Monday, January 05, 2004
Listening to NPR this morning (I was early for the classical music program and caught part of Morning Edition) I heard a listener's response to a recent piece on The Beast in the Garden, about the return of wildlife to the Colorado suburbs and the ensuing deadly complications. This member of their base audience – like most of those who write in to complain that NPR has been insufficiently rigorous or left – thought himself clever to ask, Who's really the beast here? As long as uncontrolled sprawl continues, I'm pulling for the mountain lions. Well of course he is.
Let's leave aside the questions of who, exactly, should be controlling “sprawl” or how far his preferred command-and-control structure would go in determining where people are allowed to choose to live. Also how much actual contact with nature – let alone predators of any kind, non-human or otherwise – this faithful listener has had in the past few years. (Dare I call him a chickengreen?) But it didn't seem to matter to this guy that when the mountain lion lies down with the lamb, the lamb doesn't get up again. That's (perhaps) tragic but irrelevant – and likely the lamb should know better, and stay safely with the rest of the herd.
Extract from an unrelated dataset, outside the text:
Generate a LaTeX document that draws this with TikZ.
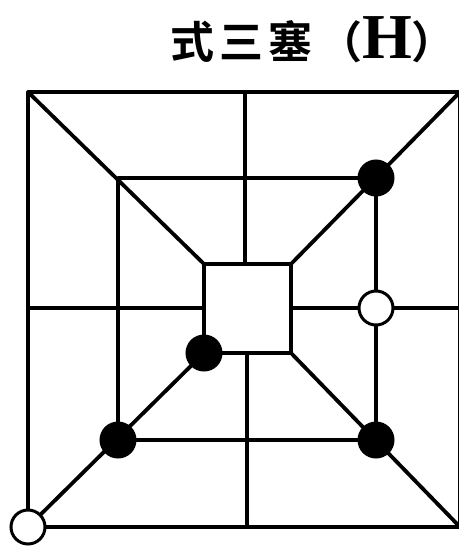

But something else was going on here, beyond naiveté or ignorance. What struck me was the sense that this was basically a man without a center, sufficiently alienated from himself to have no natural sympathy for his own species. I don't know if this is innate or learned, but there are many like him out there, who feel no connection to their own; their native species, or country, or civilization, or customs. Not so much men without chests as men without bellies, without a core. (I would say without hearts, but they reflexively base their actions on sentimentality and emotional thinking, which they mistake for deep feeling.) Empty within, they look for something outside themselves to attach their allegiance to, whether it be idealized nature or animal rights or transnational progressivism or peace through can't-we-all-just-get-along?
I'm trying to be charitable here – these folk aren't traitors (to species/class/nation/system) so much as inadequately or incompletely developed or matured. Or perhaps just unrooted, unmoored. Is there any way they can be easily fixed, short of grinding their faces in life-and-death reality, red in tooth and claw? (Waiting for it to happen as a matter of course doesn't seem terribly effective to date.) Is this how civilizations fall, when they grow so effective at protecting their members from discomfort that many never learn that life is actually hard?
I recall hearing that there were medieval disputes about whether Adam, created fully-formed from the clay of the earth and the breath of God, should be painted with or without a navel, as he was never born to have the umbilicus detached. (This may be an Enlightenment canard, of course.) It would appear that our modern men-without-bellies, believing themselves also created with no trace of original sin, have erased the evidences of their own birth and any influence it might have on what passes for thought among their sort.